The English Lake District is among the country's top visitor attractions. Six months spent among some of England's finest scenery wouldn't be enough, and these are just a few of the "must see" highlights.
At the northern tip of Windermere, Ambelside is one of the many Lake District towns which are both lovely to look at and over-run with visitors in the summer. There isn't as much to see as at Kendall and Keswick, but it's worth visiting the Armitt Museum which has some Beatrix Potter watercolours as well as a look at how writers like Wordsworth interpreted the Lake District.
The small town of Coniston stands on Coniston Water (the setting for Arthur Ransome's Swallows and Amazons), and by the popular climbing spot known as The Old Man of Coniston (2635ft).

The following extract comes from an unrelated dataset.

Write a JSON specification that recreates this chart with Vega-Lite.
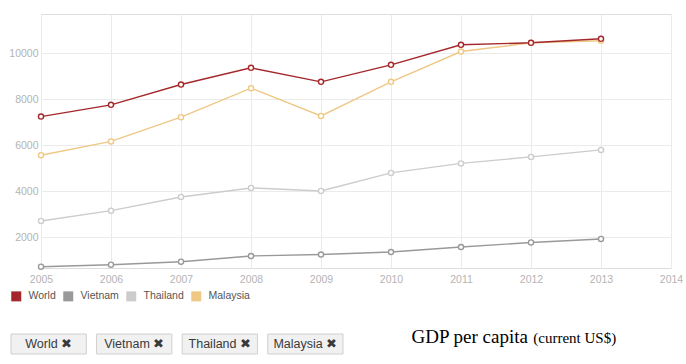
{
  "$schema": "https://vega.github.io/schema/vega-lite/v6.json",
  "padding": {"left": 8, "top": 13, "right": 10, "bottom": 0},
  "background": "white",
  "config": {
    "view": {"stroke": "#dddddd"},
    "font": "Liberation Sans"
  },
  "title": {
    "text": "(current US$)",
    "orient": "bottom",
    "anchor": "start",
    "font": "Liberation Serif",
    "fontSize": 15,
    "fontWeight": "normal",
    "color": "#000000",
    "dx": 525,
    "dy": -28
  },
  "columns": 1,
  "align": "none",
  "spacing": 42,
  "concat": [
    {
      "width": 630,
      "height": 254,
      "data": {
        "values": [
          {"year": 2005, "country": "Malaysia", "gdp": 5565},
          {"year": 2006, "country": "Malaysia", "gdp": 6165},
          {"year": 2007, "country": "Malaysia", "gdp": 7217},
          {"year": 2008, "country": "Malaysia", "gdp": 8478},
          {"year": 2009, "country": "Malaysia", "gdp": 7274},
          {"year": 2010, "country": "Malaysia", "gdp": 8752},
          {"year": 2011, "country": "Malaysia", "gdp": 10070},
          {"year": 2012, "country": "Malaysia", "gdp": 10448},
          {"year": 2013, "country": "Malaysia", "gdp": 10535},
          {"year": 2005, "country": "Thailand", "gdp": 2709},
          {"year": 2006, "country": "Thailand", "gdp": 3157},
          {"year": 2007, "country": "Thailand", "gdp": 3752},
          {"year": 2008, "country": "Thailand", "gdp": 4143},
          {"year": 2009, "country": "Thailand", "gdp": 4013},
          {"year": 2010, "country": "Thailand", "gdp": 4796},
          {"year": 2011, "country": "Thailand", "gdp": 5209},
          {"year": 2012, "country": "Thailand", "gdp": 5491},
          {"year": 2013, "country": "Thailand", "gdp": 5796},
          {"year": 2005, "country": "Vietnam", "gdp": 722},
          {"year": 2006, "country": "Vietnam", "gdp": 809},
          {"year": 2007, "country": "Vietnam", "gdp": 939},
          {"year": 2008, "country": "Vietnam", "gdp": 1187},
          {"year": 2009, "country": "Vietnam", "gdp": 1252},
          {"year": 2010, "country": "Vietnam", "gdp": 1361},
          {"year": 2011, "country": "Vietnam", "gdp": 1578},
          {"year": 2012, "country": "Vietnam", "gdp": 1774},
          {"year": 2013, "country": "Vietnam", "gdp": 1926},
          {"year": 2005, "country": "World", "gdp": 7243},
          {"year": 2006, "country": "World", "gdp": 7752},
          {"year": 2007, "country": "World", "gdp": 8635},
          {"year": 2008, "country": "World", "gdp": 9361},
          {"year": 2009, "country": "World", "gdp": 8752},
          {"year": 2010, "country": "World", "gdp": 9491},
          {"year": 2011, "country": "World", "gdp": 10361},
          {"year": 2012, "country": "World", "gdp": 10448},
          {"year": 2013, "country": "World", "gdp": 10622}
        ]
      },
      "mark": {
        "type": "line",
        "strokeWidth": 1.4,
        "point": {"filled": false, "fill": "white", "size": 26, "strokeWidth": 1.4}
      },
      "encoding": {
        "x": {
          "field": "year",
          "type": "quantitative",
          "scale": {"domain": [2005, 2014], "nice": false, "zero": false},
          "axis": {
            "values": [2005, 2006, 2007, 2008, 2009, 2010, 2011, 2012, 2013, 2014],
            "format": "d",
            "title": null,
            "ticks": false,
            "domain": false,
            "labelColor": "#b4b4b4",
            "labelFontSize": 10.5,
            "labelPadding": 6,
            "gridColor": "#ebebeb",
            "labelFlush": false
          }
        },
        "y": {
          "field": "gdp",
          "type": "quantitative",
          "scale": {"domain": [665, 11700], "nice": false, "zero": false},
          "axis": {
            "values": [2000, 4000, 6000, 8000, 10000],
            "format": "d",
            "title": null,
            "ticks": false,
            "domain": false,
            "labelColor": "#b4b4b4",
            "labelFontSize": 10.5,
            "labelPadding": 3,
            "gridColor": "#ebebeb"
          }
        },
        "color": {
          "field": "country",
          "type": "nominal",
          "scale": {
            "domain": ["World", "Vietnam", "Thailand", "Malaysia"],
            "range": ["#a4282b", "#999999", "#cccccc", "#eec884"]
          },
          "legend": {
            "orient": "none",
            "legendX": -30,
            "legendY": 277,
            "direction": "horizontal",
            "title": null,
            "symbolType": "square",
            "symbolSize": 100,
            "symbolStrokeWidth": 0,
            "labelFontSize": 10.5,
            "labelColor": "#555555",
            "labelOffset": 7,
            "columnPadding": 7,
            "encode": {
              "symbols": {"update": {"fill": {"scale": "color", "field": "value"}, "opacity": {"value": 1}}}
            }
          }
        }
      }
    },
    {
      "width": 332,
      "height": 20,
      "view": {"stroke": null},
      "title": {
        "text": "GDP per capita",
        "orient": "bottom",
        "anchor": "start",
        "font": "Liberation Serif",
        "fontSize": 19,
        "fontWeight": "normal",
        "color": "#000000",
        "dx": 401,
        "dy": -31
      },
      "data": {
        "values": [
          {"name": "World", "button": "World \u2716"},
          {"name": "Vietnam", "button": "Vietnam \u2716"},
          {"name": "Thailand", "button": "Thailand \u2716"},
          {"name": "Malaysia", "button": "Malaysia \u2716"}
        ]
      },
      "encoding": {
        "x": {
          "field": "name",
          "type": "nominal",
          "sort": null,
          "scale": {"paddingInner": 0.12, "paddingOuter": 0, "range": [-30, 302]},
          "axis": null
        }
      },
      "layer": [
        {"mark": {"type": "rect", "fill": "#f1f1f1", "stroke": "#d0d0d0", "strokeWidth": 1}},
        {"mark": {"type": "text", "fontSize": 12.5, "color": "#3a3a3a"}, "encoding": {"text": {"field": "button"}}}
      ]
    }
  ]
}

It's also home to the Ruskin Museum, as the artist/critic John Ruskin lived at Brantwood, on the east side of the lake.
If you want to see Wordsworth's daffodils in the spring then head for Dora's Field next to St Mary's Church in Rydal. Wordsworth and his wife planted the field with daffodils to remember their daughter Dora, after her death in 1847. Rydal Mount was the poet's home from 1813 until his death, and visitors can see his study, and the garden that he himself laid out.
Grasmere is where William Wordsworth is buried at St Oswald's church, with his sister Dorothy, his wife Mary, and four of their children. Here too is Dove Cottage, his home from 1799 to 1808. It remains just as it was when it was his home. More modern is the Wordsworth Museum, which covers his life and the other Lake District poets.
One of the prettiest villages in the Lake District, where you'll find the Hawkshead Grammar School, which Wordsworth attended, the Beatrix Potter Gallery, and Hill Top, the home of Beatrix Potter.
Regarded as the southern gateway to the Lake District, the attractive market town of Kendal (where the Mint Cake comes from) has good shopping, the Museum of Lakeland Life and Industry, the Kendal Museum, Sizergh Castle, the Levens Hall country house and the Abbot Hall art gallery among its many visitor attractions.
The market town of Keswick on the shores of Derwentwater is another popular base for Lake District exploration. It's noted for its outdoor shops, and there are plenty of hotels, guesthouses, pubs, and restaurants. There is also the Keswick Museum and Art Gallery, which has some letters written by some of the Lake poets, and the Cumberland Pencil Museum, which doesn't have the pencils they wrote them with, but does have the entire fascinating history of the humble pencil.
The second-largest lake in the Lake District after Windermere, Ullswater is a beautiful place and where you'll find one of England's finest hotels, the Sharrow Bay. It is as renowned for its food as for its lakeside setting.
England's largest lake is 11 miles long, and about 1.5 miles wide. It's extremely busy and popular, and you will seldom have the place to yourself unless you get well away from the honeypot towns of Windermere and Bowness. But if you stay here you can enjoy a Windermere cruise, lots of shopping, and some good hotels and restaurants.
If you like Beatrix Potter then you'll love this, and children enjoy the 3-D displays which bring Peter Rabbit and all her other characters to life.